Only the lines from the start of the data to the line containing "width=636pt, minimum height=53.5pt]", both included, should be output, exactly and without pictures.
┌────────
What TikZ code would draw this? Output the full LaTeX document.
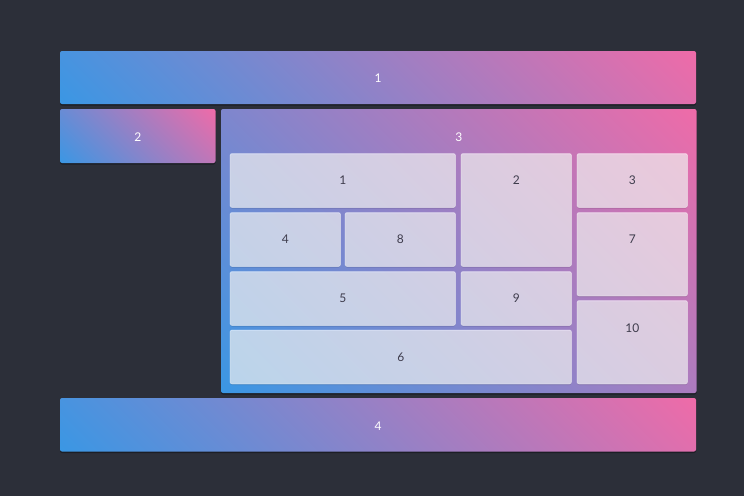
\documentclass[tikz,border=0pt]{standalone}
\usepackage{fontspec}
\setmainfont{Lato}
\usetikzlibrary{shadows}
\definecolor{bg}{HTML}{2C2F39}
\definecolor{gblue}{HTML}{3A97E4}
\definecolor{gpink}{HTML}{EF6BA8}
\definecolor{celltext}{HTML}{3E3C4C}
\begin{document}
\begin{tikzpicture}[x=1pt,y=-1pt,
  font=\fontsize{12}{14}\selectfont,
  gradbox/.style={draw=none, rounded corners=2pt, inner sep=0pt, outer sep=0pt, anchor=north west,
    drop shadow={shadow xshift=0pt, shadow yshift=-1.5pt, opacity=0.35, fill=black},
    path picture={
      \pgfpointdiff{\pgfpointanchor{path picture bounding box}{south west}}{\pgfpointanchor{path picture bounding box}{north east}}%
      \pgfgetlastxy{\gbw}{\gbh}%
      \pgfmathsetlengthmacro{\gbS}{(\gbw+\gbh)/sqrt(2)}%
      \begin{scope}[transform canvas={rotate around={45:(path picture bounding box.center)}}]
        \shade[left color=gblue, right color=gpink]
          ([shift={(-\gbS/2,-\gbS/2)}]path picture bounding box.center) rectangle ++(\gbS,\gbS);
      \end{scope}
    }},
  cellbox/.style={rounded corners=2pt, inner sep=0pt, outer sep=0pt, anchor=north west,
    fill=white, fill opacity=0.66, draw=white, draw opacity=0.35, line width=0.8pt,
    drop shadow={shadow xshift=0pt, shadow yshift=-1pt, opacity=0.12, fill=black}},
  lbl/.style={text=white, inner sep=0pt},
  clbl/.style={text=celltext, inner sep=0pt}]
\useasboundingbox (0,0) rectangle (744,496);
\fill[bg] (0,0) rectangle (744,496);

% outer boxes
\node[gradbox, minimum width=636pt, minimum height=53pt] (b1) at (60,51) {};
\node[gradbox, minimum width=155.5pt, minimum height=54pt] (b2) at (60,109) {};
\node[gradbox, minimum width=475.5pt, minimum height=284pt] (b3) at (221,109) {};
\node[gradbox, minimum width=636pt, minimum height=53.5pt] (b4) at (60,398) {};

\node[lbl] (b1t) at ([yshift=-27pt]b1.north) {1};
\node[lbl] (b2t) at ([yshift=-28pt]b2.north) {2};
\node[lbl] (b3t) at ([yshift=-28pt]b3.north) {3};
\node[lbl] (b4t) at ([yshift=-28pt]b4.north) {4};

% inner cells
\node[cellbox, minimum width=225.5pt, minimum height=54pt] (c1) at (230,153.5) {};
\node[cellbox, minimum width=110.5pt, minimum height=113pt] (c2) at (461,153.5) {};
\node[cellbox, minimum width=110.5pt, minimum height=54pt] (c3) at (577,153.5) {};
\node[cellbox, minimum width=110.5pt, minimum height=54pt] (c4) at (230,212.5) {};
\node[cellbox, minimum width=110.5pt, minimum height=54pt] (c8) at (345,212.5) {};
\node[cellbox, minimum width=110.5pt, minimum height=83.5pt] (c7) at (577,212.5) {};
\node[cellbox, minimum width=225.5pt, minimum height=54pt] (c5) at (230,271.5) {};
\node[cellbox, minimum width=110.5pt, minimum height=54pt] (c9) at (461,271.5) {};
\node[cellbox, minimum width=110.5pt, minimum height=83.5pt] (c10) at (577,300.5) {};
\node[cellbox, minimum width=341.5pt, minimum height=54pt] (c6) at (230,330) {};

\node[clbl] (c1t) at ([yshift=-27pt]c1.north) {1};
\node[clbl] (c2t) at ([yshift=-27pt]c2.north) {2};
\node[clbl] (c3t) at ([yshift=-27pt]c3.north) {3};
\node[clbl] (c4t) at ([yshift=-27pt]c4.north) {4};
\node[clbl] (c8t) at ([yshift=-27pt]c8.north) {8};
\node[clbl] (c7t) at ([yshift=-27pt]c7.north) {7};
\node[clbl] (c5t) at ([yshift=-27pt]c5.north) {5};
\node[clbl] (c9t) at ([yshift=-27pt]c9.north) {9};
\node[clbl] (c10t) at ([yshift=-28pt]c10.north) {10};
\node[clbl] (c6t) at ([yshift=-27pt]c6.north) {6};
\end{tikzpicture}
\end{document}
└────────
Completed task
What TikZ code would draw this? Output the full LaTeX document.
\documentclass[tikz,border=0pt]{standalone}
\usepackage{fontspec}
\setmainfont{Lato}
\usetikzlibrary{shadows}
\definecolor{bg}{HTML}{2C2F39}
\definecolor{gblue}{HTML}{3A97E4}
\definecolor{gpink}{HTML}{EF6BA8}
\definecolor{celltext}{HTML}{3E3C4C}
\begin{document}
\begin{tikzpicture}[x=1pt,y=-1pt,
  font=\fontsize{12}{14}\selectfont,
  gradbox/.style={draw=none, rounded corners=2pt, inner sep=0pt, outer sep=0pt, anchor=north west,
    drop shadow={shadow xshift=0pt, shadow yshift=-1.5pt, opacity=0.35, fill=black},
    path picture={
      \pgfpointdiff{\pgfpointanchor{path picture bounding box}{south west}}{\pgfpointanchor{path picture bounding box}{north east}}%
      \pgfgetlastxy{\gbw}{\gbh}%
      \pgfmathsetlengthmacro{\gbS}{(\gbw+\gbh)/sqrt(2)}%
      \begin{scope}[transform canvas={rotate around={45:(path picture bounding box.center)}}]
        \shade[left color=gblue, right color=gpink]
          ([shift={(-\gbS/2,-\gbS/2)}]path picture bounding box.center) rectangle ++(\gbS,\gbS);
      \end{scope}
    }},
  cellbox/.style={rounded corners=2pt, inner sep=0pt, outer sep=0pt, anchor=north west,
    fill=white, fill opacity=0.66, draw=white, draw opacity=0.35, line width=0.8pt,
    drop shadow={shadow xshift=0pt, shadow yshift=-1pt, opacity=0.12, fill=black}},
  lbl/.style={text=white, inner sep=0pt},
  clbl/.style={text=celltext, inner sep=0pt}]
\useasboundingbox (0,0) rectangle (744,496);
\fill[bg] (0,0) rectangle (744,496);

% outer boxes
\node[gradbox, minimum width=636pt, minimum height=53pt] (b1) at (60,51) {};
\node[gradbox, minimum width=155.5pt, minimum height=54pt] (b2) at (60,109) {};
\node[gradbox, minimum width=475.5pt, minimum height=284pt] (b3) at (221,109) {};
\node[gradbox, minimum width=636pt, minimum height=53.5pt] (b4) at (60,398) {};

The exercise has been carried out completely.